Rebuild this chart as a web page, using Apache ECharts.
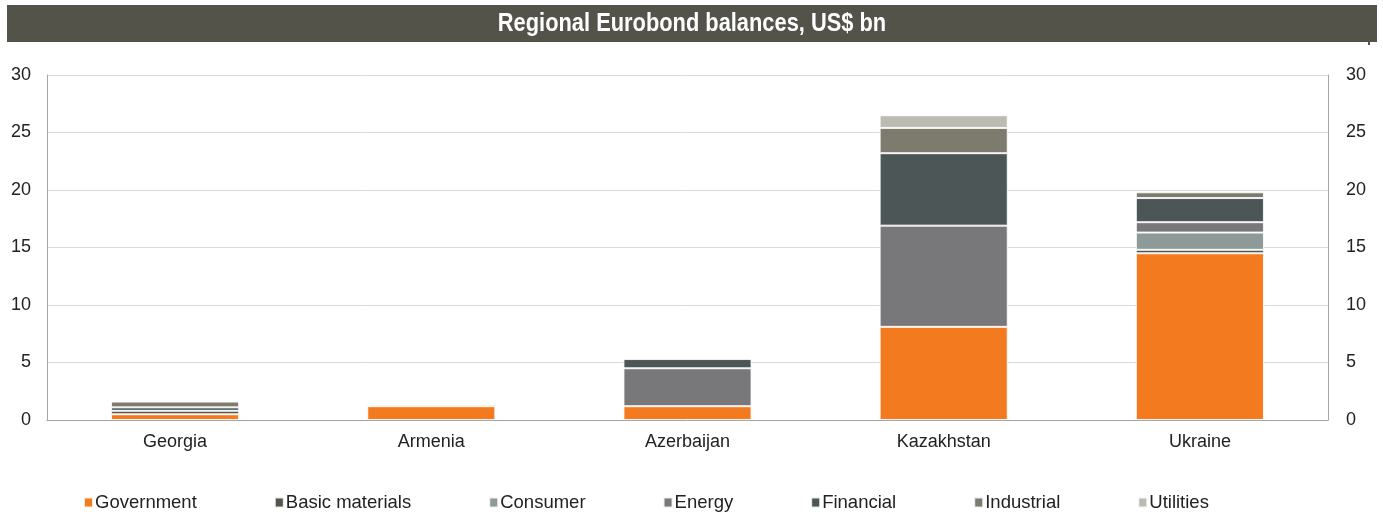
<!DOCTYPE html>
<html>
<head>
<meta charset="utf-8">
<title>Regional Eurobond balances</title>
<script src="https://cdn.jsdelivr.net/npm/echarts@6/dist/echarts.min.js"></script>
<style>
  html, body { margin: 0; padding: 0; background: #fff; }
  #chart { width: 1383px; height: 512px; }
</style>
</head>
<body>
<div id="chart"></div>
<script>
// categories
const countries = ['Georgia', 'Armenia', 'Azerbaijan', 'Kazakhstan', 'Ukraine']
// sector names (legend order)
const sectors = ['Government', 'Basic materials', 'Consumer', 'Energy', 'Financial', 'Industrial', 'Utilities']
// values, US$ bn, one array per sector
const government = [0.5, 1.2, 1.2, 8.1, 14.5]
const basicMaterials = [0.3, 0, 0, 0, 0.3]
const consumer = [0, 0, 0, 0, 1.5]
const energy = [0, 0, 3.3, 8.8, 0.9]
const financial = [0.3, 0, 0.8, 6.3, 2.1]
const industrial = [0.5, 0, 0, 2.2, 0.5]
const utilities = [0, 0.15, 0, 1.1, 0]
// y axis ticks
const yMin = 0
const yMax = 30
const yStep = 5

const sectorValues = [government, basicMaterials, consumer, energy, financial, industrial, utilities]
const colors = ['#f47a20', '#55544c', '#8d9a98', '#78787a', '#4c5657', '#7c7b6e', '#bcbab1']

const chart = echarts.init(document.getElementById('chart'))

const axisLabel = { fontFamily: 'Liberation Sans, Arial, sans-serif', fontSize: 18, color: '#222' }

const option = {
  animation: false,
  color: colors,
  graphic: [
    {
      // dark title band
      type: 'rect',
      shape: { x: 7, y: 5, width: 1370, height: 37 },
      style: { fill: '#54534a' },
      z: 0
    },
    {
      // title is condensed in the original, squeeze it horizontally
      type: 'text',
      x: 692,
      y: 24,
      scaleX: 0.84,
      style: {
        text: 'Regional Eurobond balances, US$ bn',
        fill: '#fff',
        font: 'bold 26px "Liberation Sans", Arial, sans-serif',
        align: 'center',
        verticalAlign: 'middle'
      },
      z: 1
    },
    {
      // little corner mark under the band
      type: 'rect',
      shape: { x: 1368, y: 42, width: 2, height: 3 },
      style: { fill: '#54534a' }
    }
  ],
  grid: { left: 47, right: 55, top: 75, bottom: 92 },
  legend: {
    left: 78,
    top: 488,
    itemWidth: 9,
    itemHeight: 10,
    itemGap: 77,
    icon: 'rect',
    textStyle: { fontFamily: 'Liberation Sans, Arial, sans-serif', fontSize: 18.5, color: '#222', padding: [0, 0, 0, -3] },
    data: sectors
  },
  xAxis: {
    type: 'category',
    data: countries,
    axisLine: { lineStyle: { color: '#a6a6a6', width: 1 } },
    axisTick: { show: false },
    axisLabel: { ...axisLabel, margin: 13 }
  },
  yAxis: [
    {
      type: 'value',
      min: yMin,
      max: yMax,
      interval: yStep,
      axisLine: { show: true, lineStyle: { color: '#a6a6a6' } },
      axisTick: { show: false },
      splitLine: { lineStyle: { color: '#d9d9d9' } },
      axisLabel: { ...axisLabel, margin: 16 }
    },
    {
      type: 'value',
      position: 'right',
      min: yMin,
      max: yMax,
      interval: yStep,
      axisLine: { show: true, lineStyle: { color: '#a6a6a6' } },
      axisTick: { show: false },
      splitLine: { show: false },
      axisLabel: { ...axisLabel, margin: 18 }
    }
  ],
  series: sectors.map((name, i) => ({
    name,
    type: 'bar',
    stack: 'total',
    barWidth: '50%',
    data: sectorValues[i].map(v => (v > 0 ? v : null)),
    itemStyle: { borderColor: 'rgba(255,255,255,0.85)', borderWidth: 1 }
  }))
}

chart.setOption(option)
</script>
</body>
</html>
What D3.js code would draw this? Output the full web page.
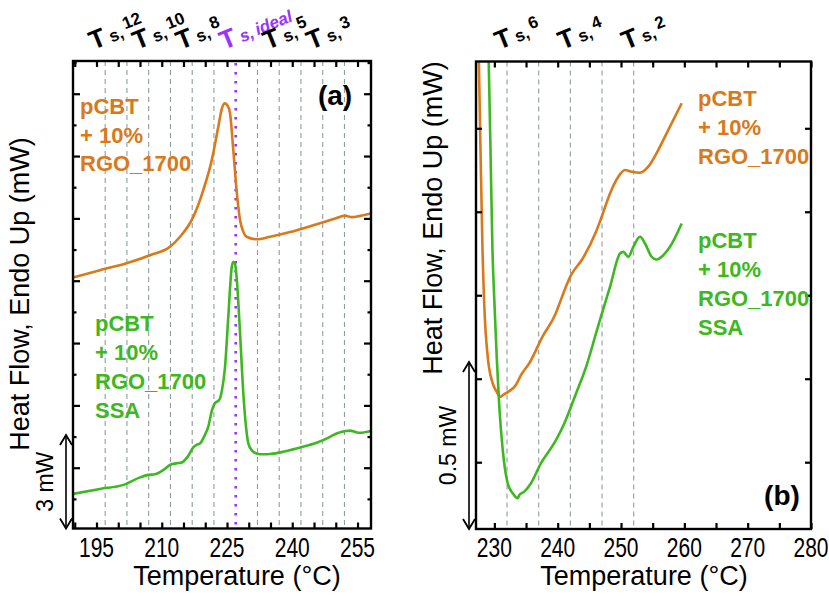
<!DOCTYPE html>
<html><head><meta charset="utf-8">
<script src="https://cdn.jsdelivr.net/npm/d3@7"></script>
<style>body{margin:0;background:#fff}svg{display:block}text{font-family:"Liberation Sans",Arial,Helvetica,sans-serif}</style>
</head><body><svg id="c" width="829" height="598"></svg>
<script>
// ---------- data ----------
const tempOrangeA = [189.6,195.8,201.9,207.3,211.9,214.2,217.25,219.55,221.5,223.0,223.85,224.5,225.2,225.7,226.45,227.2,228.0,228.7,229.5,231.8,234.9,239.5,244.1,250.2,252.1,253.7,255.6,258.1];
const orangeA = [8.10,8.34,8.56,8.82,9.09,9.41,10.05,10.91,11.87,12.94,13.54,13.69,13.60,13.37,12.19,10.91,9.95,9.59,9.41,9.33,9.41,9.56,9.75,10.01,10.09,10.04,10.08,10.16];
const tempGreenA = [189.6,195.8,201.2,205.0,206.9,208.45,210.4,211.9,213.3,214.6,216.1,217.25,218.1,218.8,219.7,220.7,221.55,222.2,223.2,223.85,224.55,225.3,226.1,226.45,226.85,227.2,228.0,228.75,229.4,229.9,230.75,231.8,233.3,234.9,237.9,241.8,245.6,248.7,250.2,251.4,252.35,253.3,254.4,255.6,258.1];
const greenA = [1.16,1.32,1.45,1.69,1.77,1.79,1.93,2.09,2.14,2.17,2.38,2.65,2.74,2.78,2.99,3.32,3.85,4.07,4.17,4.49,5.24,6.85,8.45,8.61,8.54,8.13,6.31,4.39,3.27,2.78,2.55,2.46,2.43,2.44,2.51,2.65,2.80,2.99,3.10,3.15,3.18,3.19,3.15,3.12,3.18];

const tempOrangeB = [227.49,227.81,228.13,228.44,228.95,229.74,230.37,230.9,231.57,232.36,233.4,234.2,235.5,237.6,239.7,240.2,242.1,243.95,246.05,246.95,248.26,249.57,250.63,251.69,253.0,254.3,255.6,257.2,259.58];
const orangeB = [1.514,1.185,0.885,0.706,0.566,0.486,0.461,0.446,0.454,0.463,0.481,0.511,0.546,0.626,0.696,0.721,0.810,0.860,0.940,0.985,1.055,1.105,1.125,1.12,1.117,1.135,1.175,1.235,1.325];
const tempGreenB = [229.04,229.39,229.7,229.99,230.37,230.78,231.32,232.1,232.9,233.68,233.94,234.73,235.78,237.36,239.73,241.04,242.9,244.5,246.05,246.68,248.26,249.84,250.36,251.15,251.94,253.0,253.79,254.84,255.63,256.68,257.73,259.58];
const greenB = [1.514,1.185,0.885,0.736,0.566,0.416,0.287,0.187,0.157,0.142,0.152,0.162,0.187,0.247,0.316,0.366,0.456,0.536,0.636,0.676,0.775,0.875,0.880,0.865,0.895,0.925,0.905,0.865,0.857,0.870,0.895,0.965];

const xTickLabelsA = [195,210,225,240,255];
const xTickLabelsB = [230,240,250,260,270,280];
const dashTempsA = [197,202,207,212,217,222,232,237,242,247,252];
const idealTemp = 227;
const dashTempsB = [232,237,242,247,252];
const topTempsA = [197,207,217,227,237,247];
const topSubsA = ["12","10","8","ideal","5","3"];
const topTempsB = [232,242,252];
const topSubsB = ["6","4","2"];
const sampleLabel = ["pCBT","+ 10%","RGO_1700"];
const sampleLabelSSA = ["pCBT","+ 10%","RGO_1700","SSA"];

// ---------- style ----------
const ORANGE = "#D9791A", GREEN = "#3DB820", PURPLE = "#9933FF", DASH = "#8E9E9E";
const svg = d3.select("#c");

function panel(o){
  const x = d3.scaleLinear().domain(o.xDom).range([o.l, o.r]);
  const y = d3.scaleLinear().domain(o.yDom).range([o.b, o.t]);
  const g = svg.append("g");
  const cid = "clip"+o.id;
  svg.append("clipPath").attr("id", cid).append("rect")
    .attr("x", o.l).attr("y", o.t).attr("width", o.r-o.l).attr("height", o.b-o.t);
  // dashed guides
  g.selectAll(null).data(o.dash).enter().append("line")
    .attr("x1", d=>x(d)).attr("x2", d=>x(d)).attr("y1", o.t).attr("y2", o.b)
    .attr("stroke", DASH).attr("stroke-width", 1.1).attr("stroke-dasharray", "5,4");
  if (o.ideal !== undefined){
    g.append("line").attr("x1", x(o.ideal)).attr("x2", x(o.ideal)).attr("y1", o.t+2).attr("y2", o.b)
      .attr("stroke", PURPLE).attr("stroke-width", 2.6).attr("stroke-dasharray", "2.5,6.5");
  }
  // curves
  const line = d3.line().x(d=>x(d[0])).y(d=>y(d[1])).curve(d3.curveMonotoneX);
  o.series.forEach(s=>{
    g.append("path").attr("clip-path", `url(#${cid})`)
      .attr("d", line(d3.zip(s.t, s.v))).attr("fill","none")
      .attr("stroke", s.c).attr("stroke-width", 2.6).attr("stroke-linejoin","round");
  });
  // axes (ticks inward, all four sides)
  const xt = d3.range(Math.ceil(o.xDom[0]/5)*5, o.xDom[1]+0.001, 5);
  const bottom = g.append("g").attr("transform", `translate(0,${o.b})`)
    .call(d3.axisBottom(x).tickValues(xt).tickSizeInner(-6).tickSizeOuter(0).tickFormat(""));
  const top = g.append("g").attr("transform", `translate(0,${o.t})`)
    .call(d3.axisTop(x).tickValues(xt).tickSizeInner(-6).tickSizeOuter(0).tickFormat(""));
  const left = g.append("g").attr("transform", `translate(${o.l},0)`)
    .call(d3.axisLeft(y).tickValues(o.yTicks).tickSizeInner(-6).tickSizeOuter(0).tickFormat(""));
  const right = g.append("g").attr("transform", `translate(${o.r},0)`)
    .call(d3.axisRight(y).tickValues(o.yTicks).tickSizeInner(-6).tickSizeOuter(0).tickFormat(""));
  [bottom,top,left,right].forEach(a=>{
    a.select(".domain").remove();
    a.selectAll(".tick line").attr("stroke","#000").attr("stroke-width",2.2);
  });
  if (o.minor){
    left.selectAll(".tick line").attr("x2", d=> o.minor(d) ? 3.5 : 7);
    right.selectAll(".tick line").attr("x2", d=> o.minor(d) ? -3.5 : -7);
  }
  // frame
  g.append("rect").attr("x", o.l).attr("y", o.t).attr("width", o.r-o.l).attr("height", o.b-o.t)
    .attr("fill","none").attr("stroke","#000").attr("stroke-width",2.4);
  // tick labels
  g.selectAll(null).data(o.xLabels).enter().append("text")
    .attr("transform", d=>`translate(${x(d)},${o.b+28}) scale(1,1.28)`)
    .attr("text-anchor","middle").attr("font-size",21).text(d=>d);
  // x title
  g.append("text").attr("x", o.xTitleX).attr("y", 585).attr("text-anchor","middle")
    .attr("font-size",27).text("Temperature (°C)");
  // y title
  g.append("text").attr("transform", `translate(${o.yTitleX},${o.yTitleY}) rotate(-90)`)
    .attr("text-anchor","middle").attr("font-size",27).text("Heat Flow, Endo Up (mW)");
  // scale bar
  const sbTop = y(o.yDom[0]+o.sb) , sbBot = o.b;
  const ax = o.sbX, ah = 6;
  g.append("line").attr("x1",ax).attr("x2",ax).attr("y1",sbTop+2).attr("y2",sbBot-2).attr("stroke","#000").attr("stroke-width",1.6);
  g.append("path").attr("d",`M${ax-ah},${sbTop+10}L${ax},${sbTop}L${ax+ah},${sbTop+10}`).attr("fill","none").attr("stroke","#000").attr("stroke-width",1.8);
  g.append("path").attr("d",`M${ax-ah},${sbBot-10}L${ax},${sbBot}L${ax+ah},${sbBot-10}`).attr("fill","none").attr("stroke","#000").attr("stroke-width",1.8);
  g.append("text").attr("transform", `translate(${ax-13},${(sbTop+sbBot)/2}) rotate(-90)`)
    .attr("text-anchor","middle").attr("font-size",23).text(o.sbText);
  // top T labels
  o.topT.forEach((t,i)=>{
    const sub = o.topS[i];
    const isIdeal = sub === "ideal";
    const tx = g.append("text").attr("transform", `translate(${x(t)+o.topDx},50) rotate(-22)`)
      .attr("font-weight","bold").attr("fill", isIdeal ? PURPLE : "#000");
    tx.append("tspan").attr("font-size",26).text("T");
    tx.append("tspan").attr("font-size",17).attr("dx",4).attr("font-style", isIdeal?"italic":null).text("s,");
    tx.append("tspan").attr("font-size",17).attr("dx",3).attr("dy", isIdeal? -1 : -7)
      .attr("font-style", isIdeal?"italic":null).text(sub);
  });
  // panel letter
  g.append("text").attr("x", o.letter[0]).attr("y", o.letter[1]).attr("text-anchor","middle")
    .attr("font-size",28).attr("font-weight","bold").text(o.letter[2]);
  // sample labels
  o.labels.forEach(L=>{
    L.lines.forEach((s,i)=>{
      g.append("text").attr("x", L.x).attr("y", L.y + i*L.lh).attr("fill", L.c)
        .attr("font-size",22).attr("font-weight","bold").text(s);
    });
  });
  return {x,y};
}

panel({
  id:"a", l:73, r:371, t:61, b:528.5,
  xDom:[189.6,258.1], yDom:[0.05,15.05], yTicks:d3.range(1,16,1),
  minor: d => d%2===1,
  dash: dashTempsA, ideal: idealTemp,
  series:[{t:tempOrangeA, v:orangeA, c:ORANGE},{t:tempGreenA, v:greenA, c:GREEN}],
  xLabels: xTickLabelsA, xTitleX: 237, yTitleX: 29, yTitleY: 294,
  sb: 3, sbX: 66, sbText: "3 mW",
  topT: topTempsA, topS: topSubsA, topDx: -12,
  letter:[335, 105, "(a)"],
  labels:[{lines:sampleLabel, x:80, y:114, lh:28.5, c:ORANGE},
          {lines:sampleLabelSSA, x:95, y:331, lh:29, c:GREEN}]
});

panel({
  id:"b", l:476, r:811, t:61.5, b:529,
  xDom:[227.1,280], yDom:[0.05,1.45], yTicks:[0.25,0.5,0.75,1.0,1.25],
  minor: null,
  dash: dashTempsB,
  series:[{t:tempOrangeB, v:orangeB, c:ORANGE},{t:tempGreenB, v:greenB, c:GREEN}],
  xLabels: xTickLabelsB, xTitleX: 644, yTitleX: 442, yTitleY: 218,
  sb: 0.5, sbX: 469, sbText: "0.5 mW",
  topT: topTempsB, topS: topSubsB, topDx: -8,
  letter:[782, 505, "(b)"],
  labels:[{lines:sampleLabel, x:698, y:106, lh:29, c:ORANGE},
          {lines:sampleLabelSSA, x:698, y:248, lh:29, c:GREEN}]
});
</script></body></html>
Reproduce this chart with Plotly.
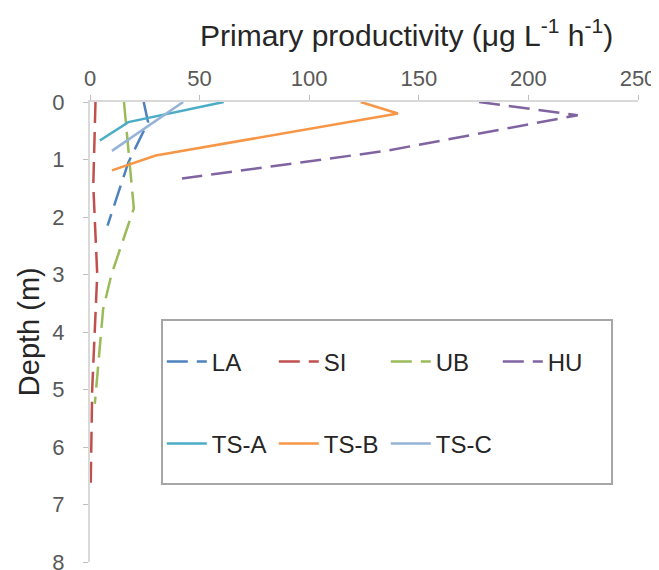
import plotly.graph_objects as go

# ---- data ----
series_names = ["LA", "SI", "UB", "HU", "TS-A", "TS-B", "TS-C"]

LA_depth = [0, 0.35, 1.05, 2.15]
LA_pp = [24.5, 26.5, 17.5, 8]

SI_depth = [0, 1.45, 3.0, 5.0, 6.7]
SI_pp = [2.5, 1.5, 3.3, 1.0, 0.3]

UB_depth = [0, 1.85, 3.0, 3.6, 5.25]
UB_pp = [15.5, 20, 9.8, 6, 2.2]

HU_depth = [0, 0.23, 0.85, 1.33]
HU_pp = [177.5, 222.5, 135, 42]

TSA_depth = [0, 0.35, 0.67]
TSA_pp = [61, 17.5, 4.5]

TSB_depth = [0, 0.2, 0.93, 1.19]
TSB_pp = [123.5, 140.5, 30, 10]

TSC_depth = [0, 0.85]
TSC_pp = [42.5, 10]

x_ticks = [0, 50, 100, 150, 200, 250]
y_ticks = [0, 1, 2, 3, 4, 5, 6, 7, 8]

# ---- styles ----
colors = ["#4F81BD", "#C0504D", "#9BBB59", "#8064A2", "#4BACC6", "#F79646", "#95B3D7"]
dashed = "21px,9px"
styles = [dashed, dashed, dashed, dashed, "solid", "solid", "solid"]
legends = ["legend", "legend", "legend", "legend", "legend2", "legend2", "legend2"]
xs = [LA_pp, SI_pp, UB_pp, HU_pp, TSA_pp, TSB_pp, TSC_pp]
ys = [LA_depth, SI_depth, UB_depth, HU_depth, TSA_depth, TSB_depth, TSC_depth]

FONT = "Liberation Sans, Arial, sans-serif"

fig = go.Figure()
for name, x, y, c, d, lg in zip(series_names, xs, ys, colors, styles, legends):
    fig.add_trace(go.Scatter(
        x=x, y=y, mode="lines", name=name,
        line=dict(color=c, width=2.5, dash=d),
        legend=lg,
    ))

axis_common = dict(
    showgrid=False, zeroline=False, automargin=False,
    showline=True, linecolor="#D9D9D9", linewidth=2,
    ticks="outside", ticklen=5, tickcolor="#BFBFBF", tickwidth=1,
    tickfont=dict(family=FONT, size=22, color="#595959"),
    ticklabeloverflow="allow",
)

legend_common = dict(
    orientation="h", x=0.131, xanchor="left", yanchor="middle",
    itemwidth=40, entrywidth=57, entrywidthmode="pixels",
    bgcolor="rgba(0,0,0,0)", font=dict(family=FONT, size=24, color="#262626"),
)

fig.update_layout(
    width=651, height=562,
    margin=dict(l=82, r=21, t=94, b=8, autoexpand=False),
    paper_bgcolor="white", plot_bgcolor="white",
    font=dict(family=FONT),
    xaxis=dict(side="top", range=[0, 250], tickvals=x_ticks, **axis_common),
    yaxis=dict(range=[8, 0], tickvals=y_ticks, ticklabelstandoff=14, **axis_common),
    legend=dict(y=0.435, **legend_common),
    legend2=dict(y=0.2565, **legend_common),
    shapes=[dict(
        type="rect", xref="paper", yref="paper",
        x0=0.1314, x1=0.9526, y0=0.1696, y1=0.526,
        line=dict(color="#A6A6A6", width=2), fillcolor="rgba(0,0,0,0)", layer="below",
    )],
    annotations=[
        dict(
            text="Primary productivity (μg L<sup>-1</sup> h<sup>-1</sup>)",
            xref="paper", yref="paper", x=0.577, y=1.15,
            xanchor="center", yanchor="middle", showarrow=False,
            font=dict(family=FONT, size=30, color="#262626"),
        ),
        dict(
            text="Depth (m)", textangle=-90,
            xref="paper", yref="paper", x=-0.111, y=0.5,
            xanchor="center", yanchor="middle", showarrow=False,
            font=dict(family=FONT, size=29, color="#262626"),
        ),
    ],
    showlegend=True,
)

fig.write_html("out.html")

***

■ TASK REQUIREMENTS:
Set down the lines running from the one with "Reproduce this chart with Plotly." through the one with "HU_pp = [177.5, 222.5, 135, 42]", both ends kept, exactly and with no pictures.

■ ANSWER TO THIS TASK:
Reproduce this chart with Plotly.
import plotly.graph_objects as go

# ---- data ----
series_names = ["LA", "SI", "UB", "HU", "TS-A", "TS-B", "TS-C"]

LA_depth = [0, 0.35, 1.05, 2.15]
LA_pp = [24.5, 26.5, 17.5, 8]

SI_depth = [0, 1.45, 3.0, 5.0, 6.7]
SI_pp = [2.5, 1.5, 3.3, 1.0, 0.3]

UB_depth = [0, 1.85, 3.0, 3.6, 5.25]
UB_pp = [15.5, 20, 9.8, 6, 2.2]

HU_depth = [0, 0.23, 0.85, 1.33]
HU_pp = [177.5, 222.5, 135, 42]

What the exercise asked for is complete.